In today’s news, Bloody Disgusting co-founder and writer Brad Miska announced to the world that we would be getting a new movie in the Saw franchise. Pretty cool right? Well it got even more interesting. Lionsgate and Twisted Pictures released that this new entry was written by none other than Chris Rock. You read that correctly. The story will be adapted by Pete Goldfinger and Josh Stolberg, executive produced by Chris Rock, and will be directed by Darren Lynn Bousman, who is no stranger to the Saw franchise, having directed Saw 2, 3 and 4. And of course, the entire horror internet community went absolutely batshit insane.
While there is a ton of conflicting reports circulating, what has been shared is that this is a “fresh reimaging”, not a reboot or remake. It is being referred to as if this new story is canon in the franchise. Lionsgate Motion Picture’s chairman Joe Drake says that “Chris Rock came to us and described in chilling detail his fantastic vision that reimagines and spins off the world of the notorious Jigsaw Killer.” He goes on to say that “Saw is one of the highest-grossing horror franchises of all-time, and it’s one of Lionsgate’s most successful film series. This upcoming film will still be as mind-bending and intense as all the previous Saw films. Chris conceived this idea, and it will be completely reverential to the legacy of the material while reinvigorating the brand with his wit, creative vision and passion for this classic horror franchise.”

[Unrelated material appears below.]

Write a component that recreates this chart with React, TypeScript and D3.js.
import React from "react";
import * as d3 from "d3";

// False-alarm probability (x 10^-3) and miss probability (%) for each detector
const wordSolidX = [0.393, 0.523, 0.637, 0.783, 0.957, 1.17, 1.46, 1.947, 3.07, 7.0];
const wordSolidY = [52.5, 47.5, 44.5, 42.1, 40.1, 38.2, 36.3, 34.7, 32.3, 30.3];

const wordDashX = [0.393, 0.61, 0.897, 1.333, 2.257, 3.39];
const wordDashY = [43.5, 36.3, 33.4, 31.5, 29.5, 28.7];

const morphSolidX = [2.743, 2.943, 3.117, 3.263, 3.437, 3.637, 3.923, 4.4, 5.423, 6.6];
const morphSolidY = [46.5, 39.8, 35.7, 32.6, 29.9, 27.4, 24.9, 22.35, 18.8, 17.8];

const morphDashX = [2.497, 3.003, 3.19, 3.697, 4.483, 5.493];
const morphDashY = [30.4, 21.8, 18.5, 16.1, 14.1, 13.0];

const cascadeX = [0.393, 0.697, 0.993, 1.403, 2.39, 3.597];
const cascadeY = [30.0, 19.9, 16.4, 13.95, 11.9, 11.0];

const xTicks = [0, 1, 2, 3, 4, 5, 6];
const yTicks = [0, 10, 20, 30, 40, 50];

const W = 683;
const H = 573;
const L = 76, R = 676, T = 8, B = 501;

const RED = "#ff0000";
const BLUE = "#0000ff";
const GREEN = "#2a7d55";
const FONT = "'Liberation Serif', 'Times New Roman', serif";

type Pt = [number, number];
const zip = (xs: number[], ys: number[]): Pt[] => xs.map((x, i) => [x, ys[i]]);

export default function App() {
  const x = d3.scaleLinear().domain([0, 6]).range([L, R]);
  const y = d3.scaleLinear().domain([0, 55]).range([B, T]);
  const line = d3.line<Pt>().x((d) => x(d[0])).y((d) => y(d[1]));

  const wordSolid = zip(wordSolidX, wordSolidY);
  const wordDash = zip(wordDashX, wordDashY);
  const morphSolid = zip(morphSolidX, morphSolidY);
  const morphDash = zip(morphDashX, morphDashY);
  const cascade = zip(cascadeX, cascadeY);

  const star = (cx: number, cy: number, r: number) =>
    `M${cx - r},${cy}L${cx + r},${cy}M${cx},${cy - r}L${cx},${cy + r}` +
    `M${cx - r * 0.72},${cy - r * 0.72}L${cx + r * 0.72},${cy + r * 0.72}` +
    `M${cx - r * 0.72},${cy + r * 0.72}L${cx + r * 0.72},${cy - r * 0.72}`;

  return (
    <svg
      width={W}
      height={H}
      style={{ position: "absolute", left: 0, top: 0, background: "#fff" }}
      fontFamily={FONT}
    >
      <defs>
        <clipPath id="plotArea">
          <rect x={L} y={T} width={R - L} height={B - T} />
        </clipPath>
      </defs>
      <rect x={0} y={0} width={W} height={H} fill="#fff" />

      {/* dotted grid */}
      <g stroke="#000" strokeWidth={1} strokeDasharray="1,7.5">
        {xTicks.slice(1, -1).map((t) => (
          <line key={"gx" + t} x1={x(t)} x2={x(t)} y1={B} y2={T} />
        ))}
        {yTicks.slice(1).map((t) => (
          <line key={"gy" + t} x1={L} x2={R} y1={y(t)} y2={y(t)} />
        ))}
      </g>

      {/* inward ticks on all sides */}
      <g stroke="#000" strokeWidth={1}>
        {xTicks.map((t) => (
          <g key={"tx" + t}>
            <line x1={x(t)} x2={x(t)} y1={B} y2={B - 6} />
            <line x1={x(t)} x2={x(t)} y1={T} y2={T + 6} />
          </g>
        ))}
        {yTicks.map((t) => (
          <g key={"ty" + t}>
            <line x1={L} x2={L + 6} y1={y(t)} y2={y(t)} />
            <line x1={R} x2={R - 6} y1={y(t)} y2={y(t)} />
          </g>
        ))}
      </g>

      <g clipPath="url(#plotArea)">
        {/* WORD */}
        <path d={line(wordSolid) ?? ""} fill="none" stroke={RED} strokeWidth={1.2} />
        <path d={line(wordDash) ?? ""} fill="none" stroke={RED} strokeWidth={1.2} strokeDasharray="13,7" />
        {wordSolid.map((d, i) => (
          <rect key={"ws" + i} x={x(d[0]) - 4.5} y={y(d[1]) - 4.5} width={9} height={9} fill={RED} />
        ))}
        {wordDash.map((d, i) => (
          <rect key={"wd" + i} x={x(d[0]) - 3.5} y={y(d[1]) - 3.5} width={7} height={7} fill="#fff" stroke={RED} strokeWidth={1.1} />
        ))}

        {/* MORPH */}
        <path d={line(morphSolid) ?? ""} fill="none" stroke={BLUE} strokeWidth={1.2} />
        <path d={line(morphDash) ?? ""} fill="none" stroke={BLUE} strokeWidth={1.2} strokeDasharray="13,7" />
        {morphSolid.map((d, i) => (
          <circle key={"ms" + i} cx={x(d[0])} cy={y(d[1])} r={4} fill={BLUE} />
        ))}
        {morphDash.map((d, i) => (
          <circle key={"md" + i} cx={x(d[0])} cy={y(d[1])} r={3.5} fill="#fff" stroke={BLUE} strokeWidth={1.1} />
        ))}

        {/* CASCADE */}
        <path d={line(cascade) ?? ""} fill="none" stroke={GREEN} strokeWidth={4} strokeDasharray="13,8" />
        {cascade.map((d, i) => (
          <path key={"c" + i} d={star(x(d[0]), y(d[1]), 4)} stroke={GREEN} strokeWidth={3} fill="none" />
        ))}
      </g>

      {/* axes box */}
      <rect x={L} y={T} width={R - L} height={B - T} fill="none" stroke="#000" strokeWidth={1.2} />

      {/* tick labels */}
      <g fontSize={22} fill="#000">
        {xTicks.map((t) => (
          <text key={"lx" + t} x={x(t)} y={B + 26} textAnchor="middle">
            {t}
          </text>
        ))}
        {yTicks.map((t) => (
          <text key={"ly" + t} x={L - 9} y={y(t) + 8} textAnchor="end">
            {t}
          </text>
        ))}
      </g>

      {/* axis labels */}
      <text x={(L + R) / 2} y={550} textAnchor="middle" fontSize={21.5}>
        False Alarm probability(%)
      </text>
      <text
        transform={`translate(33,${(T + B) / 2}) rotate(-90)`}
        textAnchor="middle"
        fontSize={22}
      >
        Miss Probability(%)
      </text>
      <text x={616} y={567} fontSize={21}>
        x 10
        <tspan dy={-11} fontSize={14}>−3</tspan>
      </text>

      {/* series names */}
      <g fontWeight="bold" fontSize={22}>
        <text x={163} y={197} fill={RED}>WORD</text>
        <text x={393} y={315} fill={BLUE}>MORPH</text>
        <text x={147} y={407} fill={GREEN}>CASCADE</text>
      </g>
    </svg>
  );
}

What seems to be the biggest fence dividing horror fans is Chris Rock himself. However, it shouldn’t be that surprising that backgrounds in comedy mesh well with that of horror. Recent years, we have seen a number of comedians and writers of comedy backgrounds reach into horror projects. John Krasinski wrote, directed and starred in 2018’s A Quiet Place. Danny McBride and David Gordon Green wrote 2018’s Halloween, with Green directing. Seth Rogen and Evan Goldberg wrote and directed apocalyptic horror/comedy This Is the End in 2013. And of course, Jordan Peele wrote and directed 2017’s Get Out and 2019’s Us, while having his name attached to the upcoming adaptation of Lovecraft Country, CBS’s new iteration of The Twilight Zone, and the 2020 Candyman project.

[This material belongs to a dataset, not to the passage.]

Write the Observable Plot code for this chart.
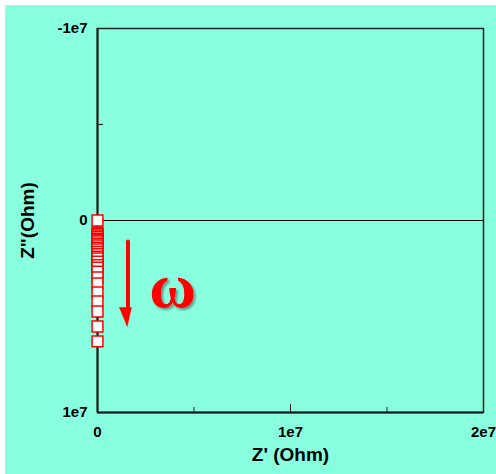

At a base level, comedy and horror are not that different. Whether through laughing at or being scared by something, both are mediums in which the writer and audience process societal events. Comedy is taking on the horrors of everyday reality, analyzing it and using storytelling to comment on it in a humorous way. Horror is taking the horrors of everyday reality, analyzing it and using storytelling to comment on it in a scary way. Either way, you are accessing an event or societal change, and minding a medium in which you can confront it. A simpler way to look at it is that comedy is tragedy plus time. Horror, at it’s very center, is about tragedy. The line between them is simply the tone in which that story is presented with. In the same way that you analyze the subtext in a comedian’s act, you can analyze the subtext in a slasher movie. Both are born from a need to grapple with something that we can’t process outright.

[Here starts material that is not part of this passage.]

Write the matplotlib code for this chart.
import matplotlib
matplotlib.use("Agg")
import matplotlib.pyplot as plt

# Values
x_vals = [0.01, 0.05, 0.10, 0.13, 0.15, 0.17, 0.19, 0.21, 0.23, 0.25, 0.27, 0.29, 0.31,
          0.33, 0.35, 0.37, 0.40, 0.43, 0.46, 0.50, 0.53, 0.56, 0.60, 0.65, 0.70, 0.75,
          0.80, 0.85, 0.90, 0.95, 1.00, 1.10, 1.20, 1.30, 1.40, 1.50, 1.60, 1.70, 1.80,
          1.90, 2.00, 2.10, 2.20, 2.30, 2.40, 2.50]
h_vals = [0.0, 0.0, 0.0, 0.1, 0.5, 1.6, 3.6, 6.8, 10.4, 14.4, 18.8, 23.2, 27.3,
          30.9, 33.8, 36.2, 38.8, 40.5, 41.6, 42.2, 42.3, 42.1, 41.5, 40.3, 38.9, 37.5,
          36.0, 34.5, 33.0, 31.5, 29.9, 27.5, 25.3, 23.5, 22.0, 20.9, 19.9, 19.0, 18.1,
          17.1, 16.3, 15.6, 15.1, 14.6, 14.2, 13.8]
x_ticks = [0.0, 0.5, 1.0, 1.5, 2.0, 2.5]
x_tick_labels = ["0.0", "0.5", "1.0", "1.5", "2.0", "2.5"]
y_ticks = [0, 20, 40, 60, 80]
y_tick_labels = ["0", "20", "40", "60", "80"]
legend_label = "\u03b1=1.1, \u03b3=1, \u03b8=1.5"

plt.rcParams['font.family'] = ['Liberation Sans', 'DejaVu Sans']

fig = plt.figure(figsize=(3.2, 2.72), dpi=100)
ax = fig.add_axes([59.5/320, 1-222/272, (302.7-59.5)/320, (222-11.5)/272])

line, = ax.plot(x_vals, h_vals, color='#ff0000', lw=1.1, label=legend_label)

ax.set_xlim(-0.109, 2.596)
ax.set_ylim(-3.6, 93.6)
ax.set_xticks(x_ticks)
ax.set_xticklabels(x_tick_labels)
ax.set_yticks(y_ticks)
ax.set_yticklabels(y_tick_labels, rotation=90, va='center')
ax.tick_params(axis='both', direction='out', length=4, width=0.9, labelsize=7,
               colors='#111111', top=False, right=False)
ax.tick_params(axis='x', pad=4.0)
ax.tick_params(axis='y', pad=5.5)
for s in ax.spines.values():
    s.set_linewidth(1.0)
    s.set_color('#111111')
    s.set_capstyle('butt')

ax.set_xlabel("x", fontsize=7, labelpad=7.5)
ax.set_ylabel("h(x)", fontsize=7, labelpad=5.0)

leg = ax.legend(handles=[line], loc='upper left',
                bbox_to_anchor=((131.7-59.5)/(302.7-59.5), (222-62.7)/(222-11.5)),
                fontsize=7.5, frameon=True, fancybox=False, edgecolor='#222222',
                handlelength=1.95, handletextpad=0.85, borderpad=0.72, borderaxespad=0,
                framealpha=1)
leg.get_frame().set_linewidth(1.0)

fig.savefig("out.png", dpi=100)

At the end of the day, none of have a clue of what this new film may look like. We know that everyone involved is aware of the legacy they currently have to live up to. From the year 2004 to 2010, Saw was a yearly event, dropping in theaters that last Friday before Halloween. Since then, we have yet to have something of that magnitude fill that void. The original Saw (2004) is still an experience that I wish I could relive again for the first time, just for that payoff in the end. It spawned an entire wave of “torture horror” and pushed the limits of what fans expected at the box office. They aren’t trying to negate any of that. They are relighting a fire that has gone out. If nothing else, what is for sure, is that this franchise is currently in the hands of some extremely talented people and we should all be very excited.